* **Written problem**:
Take the lines from the top down to and including the one with "var bandY = [64, 76];" and repeat them exactly. Omit images.

* **Listed records**:
>> START
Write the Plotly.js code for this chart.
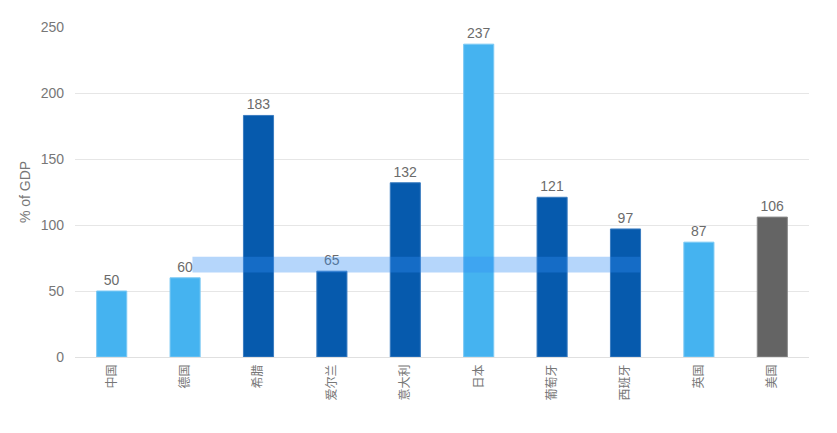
<!DOCTYPE html>
<html>
<head>
<meta charset="utf-8">
<script src="https://cdn.plot.ly/plotly-3.0.1.min.js"></script>
<style>
  html, body { margin: 0; padding: 0; background: #fff; }
  #chart { width: 837px; height: 433px; }
</style>
</head>
<body>
<div id="chart"></div>
<script>
var countries = ["中国", "德国", "希腊", "爱尔兰", "意大利", "日本", "葡萄牙", "西班牙", "英国", "美国"];
var debtPct = [50, 60, 183, 65, 132, 237, 121, 97, 87, 106];
var barColors = ["#45b3f0", "#45b3f0", "#065aad", "#065aad", "#065aad", "#45b3f0", "#065aad", "#065aad", "#45b3f0", "#646464"];
var lineColors = ["#7cc9f4", "#7cc9f4", "#3a7cc0", "#3a7cc0", "#3a7cc0", "#7cc9f4", "#3a7cc0", "#3a7cc0", "#7cc9f4", "#8a8a8a"];

// highlighted band (from, to) in category index / value units
var bandX = [1.1, 7.2];
var bandY = [64, 76];

var traceDebt = {
  type: "bar",
  x: countries,
  y: debtPct,
  text: debtPct.map(String),
  textposition: "outside",
  cliponaxis: false,
  textfont: { family: "Liberation Sans, Arial, sans-serif", size: 14, color: "#6b6b6b" },
  marker: { color: barColors, line: { color: lineColors, width: 1 } },
  hoverinfo: "none",
};

var layout = {
  width: 837,
  height: 433,
  margin: { l: 75, r: 28, t: 27, b: 76 },
  paper_bgcolor: "#ffffff",
  plot_bgcolor: "#ffffff",
  bargap: 0.59,
  showlegend: false,
  font: { family: "Liberation Sans, Arial, sans-serif", color: "#777" },
  xaxis: {
    type: "category",
    tickangle: -90,
    tickfont: { family: "Noto Sans CJK SC", size: 12, color: "#777" },
    showgrid: false,
    zeroline: false,
    ticks: "",
    showline: false,
    ticklabelstandoff: 4,
  },
  yaxis: {
    range: [0, 250],
    dtick: 50,
    title: { text: "% of GDP", font: { size: 14, color: "#777" }, standoff: 6 },
    tickfont: { size: 14, color: "#777" },
    gridcolor: "#e6e6e6",
    zeroline: true,
    zerolinecolor: "#e0e0e0",
    ticks: "",
    ticklabelstandoff: 10,
  },
  shapes: [
    {
      type: "rect",
      xref: "x",
      yref: "y",
      x0: bandX[0],
      x1: bandX[1],
      y0: bandY[0],
      y1: bandY[1],
      fillcolor: "rgba(50,140,245,0.36)",
      line: { width: 0 },
      layer: "above",
    },
  ],
};

var config = { staticPlot: true, displayModeBar: false };

Plotly.newPlot("chart", [traceDebt], layout, config);
</script>
</body>
</html>
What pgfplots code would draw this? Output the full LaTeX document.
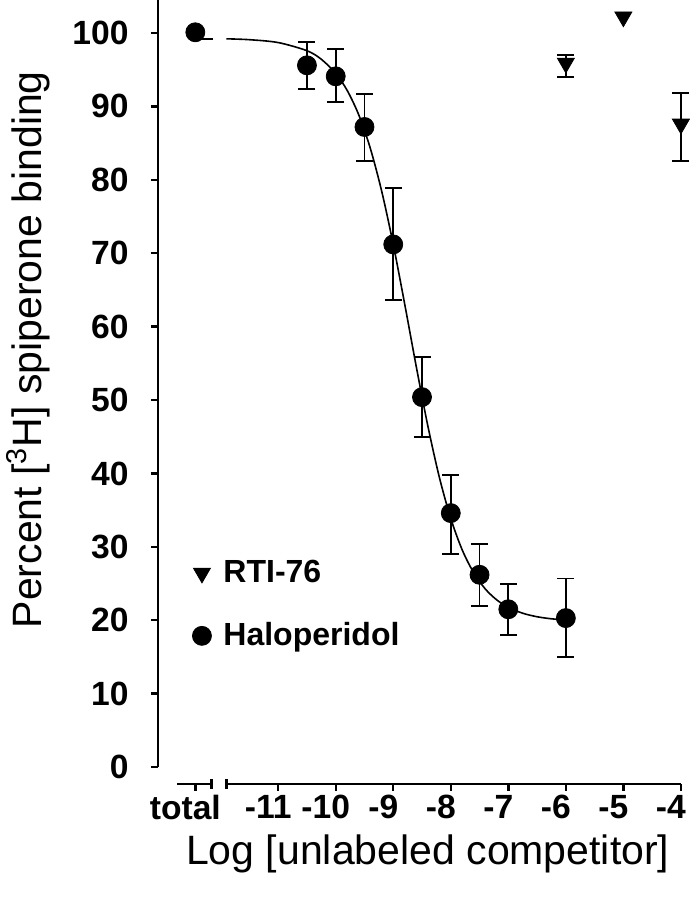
\documentclass[border=0pt]{standalone}
\usepackage{fontspec}
\setmainfont{Liberation Sans}
\usepackage{pgfplots}
\pgfplotsset{compat=1.18}
\pgfplotsset{dotlegend/.style={legend image code/.code={\draw[##1] plot coordinates {(0pt,0pt)};}}}
\begin{document}
\begin{tikzpicture}
\begin{axis}[
  scale only axis, width=261.5pt, height=392pt,
  xmin=-13.09, xmax=-4, ymin=-2.3, ymax=104.5,
  clip=false,
  axis x line*=bottom, axis y line*=left,
  axis line style={draw=none},
  tick align=outside,
  major tick length=3.5pt,
  tick style={line width=1.2pt, black},
  xtick={-12.44,-11,-10,-9,-8,-7,-6,-5,-4},
  xticklabels={total,-11,-10,-9,-8,-7,-6,-5,-4},
  ytick={0,10,...,100},
  minor tick num=0,
  /pgf/number format/assume math mode=true,
  ticklabel style={font=\bfseries\fontsize{16.8}{18}\selectfont},
  yticklabel style={anchor=east, inner sep=0pt, xshift=-11pt},
  xticklabel style={anchor=north, inner sep=0pt, yshift=-2pt, xshift=-5pt},
  xlabel={Log [unlabeled competitor]},
  ylabel={Percent [\textsuperscript{3}H] spiperone binding},
  label style={font=\fontsize{20.5}{24}\selectfont},
  xlabel style={at={(rel axis cs:0.516,-0.0893)}, anchor=center},
  ylabel style={at={(rel axis cs:-0.2486,0.554)}, anchor=center},
  legend style={draw=none, fill=none, inner sep=0pt, outer sep=0pt,
    at={(axis cs:-12.49,28.7)}, anchor=north west,
    font=\bfseries\fontsize{16}{18}\selectfont,
    row sep=14.5pt, column sep=4pt},
  legend cell align=left,
]
% fitted curve
\addplot[black, line width=0.8pt, forget plot] coordinates {(-12.44,99.2)(-12.14,99.2)};
\addplot[black, line width=0.8pt, smooth, forget plot] coordinates {
(-11.9,99.21)(-11.5,99.09)(-11,98.70)(-10.5,97.59)(-10.25,96.42)(-10,94.50)
(-9.8,92.17)(-9.6,88.86)(-9.4,84.33)(-9.2,78.42)(-9,71.20)(-8.8,63.03)
(-8.6,54.56)(-8.4,46.52)(-8.2,39.52)(-8,33.86)(-7.8,29.56)(-7.6,26.45)
(-7.4,24.26)(-7.2,22.77)(-7,21.76)(-6.75,20.96)(-6.5,20.48)(-6.25,20.20)(-6,20.04)};
% RTI-76
\addplot[black, only marks, mark=triangle*, mark size=4.9pt, mark options={rotate=180},
  dotlegend,
  error bars/.cd, y dir=both, y explicit,
  error bar style={line width=0.9pt},
  error mark options={rotate=90, mark size=4.25pt, line width=0.9pt}]
  table[x=x, y=y, y error plus=ep, y error minus=em] {
x y ep em
-6 95.9 1.1 1.9
-4 87.6 4.2 5.0
};
\addlegendentry{RTI-76}
% Haloperidol
\addplot[black, only marks, mark=*, mark size=4.75pt,
  dotlegend,
  error bars/.cd, y dir=both, y explicit,
  error bar style={line width=0.9pt},
  error mark options={rotate=90, mark size=4.25pt, line width=0.9pt}]
  table[x=x, y=y, y error plus=ep, y error minus=em] {
x y ep em
-10.5 95.6 3.2 3.2
-10 94.1 3.7 3.5
-9.5 87.2 4.5 4.6
-9 71.2 7.7 7.6
-8.5 50.4 5.5 5.4
-8 34.6 5.2 5.6
-7.5 26.2 4.2 4.3
-7 21.5 3.4 3.5
-6 20.3 5.4 5.3
};
\addlegendentry{Haloperidol}
\addplot[black, only marks, mark=*, mark size=4.75pt, forget plot] coordinates {(-12.44,100.1)};
\addplot[black, only marks, mark=triangle*, mark size=4.9pt, mark options={rotate=180}, forget plot] coordinates {(-5,102.2)};
% axis lines (broken x axis)
\draw[line width=1.2pt] (axis cs:-13.09,0) -- (axis cs:-13.09,104.5);
\draw[line width=1.2pt] (axis cs:-12.75,-2.3) -- (axis cs:-12.16,-2.3);
\draw[line width=1.2pt] (axis cs:-12.16,-3.0) -- (axis cs:-12.16,-1.6);
\draw[line width=1.2pt] (axis cs:-11.9,-2.3) -- (axis cs:-4,-2.3);
\draw[line width=1.2pt] (axis cs:-11.9,-3.0) -- (axis cs:-11.9,-1.6);
\coordinate (bbsw) at (rel axis cs:-0.302,-0.148);
\coordinate (bbne) at (rel axis cs:1.0172,1);
\end{axis}
\pgfresetboundingbox
\path[use as bounding box] (bbsw) rectangle (bbne);
\end{tikzpicture}
\end{document}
>> END
* **Answer in full**:
Write the Plotly.js code for this chart.
<!DOCTYPE html>
<html>
<head>
<meta charset="utf-8">
<script src="https://cdn.plot.ly/plotly-3.0.1.min.js"></script>
<style>
  html, body { margin: 0; padding: 0; background: #fff; }
  #chart { width: 837px; height: 433px; }
</style>
</head>
<body>
<div id="chart"></div>
<script>
var countries = ["中国", "德国", "希腊", "爱尔兰", "意大利", "日本", "葡萄牙", "西班牙", "英国", "美国"];
var debtPct = [50, 60, 183, 65, 132, 237, 121, 97, 87, 106];
var barColors = ["#45b3f0", "#45b3f0", "#065aad", "#065aad", "#065aad", "#45b3f0", "#065aad", "#065aad", "#45b3f0", "#646464"];
var lineColors = ["#7cc9f4", "#7cc9f4", "#3a7cc0", "#3a7cc0", "#3a7cc0", "#7cc9f4", "#3a7cc0", "#3a7cc0", "#7cc9f4", "#8a8a8a"];

// highlighted band (from, to) in category index / value units
var bandX = [1.1, 7.2];
var bandY = [64, 76];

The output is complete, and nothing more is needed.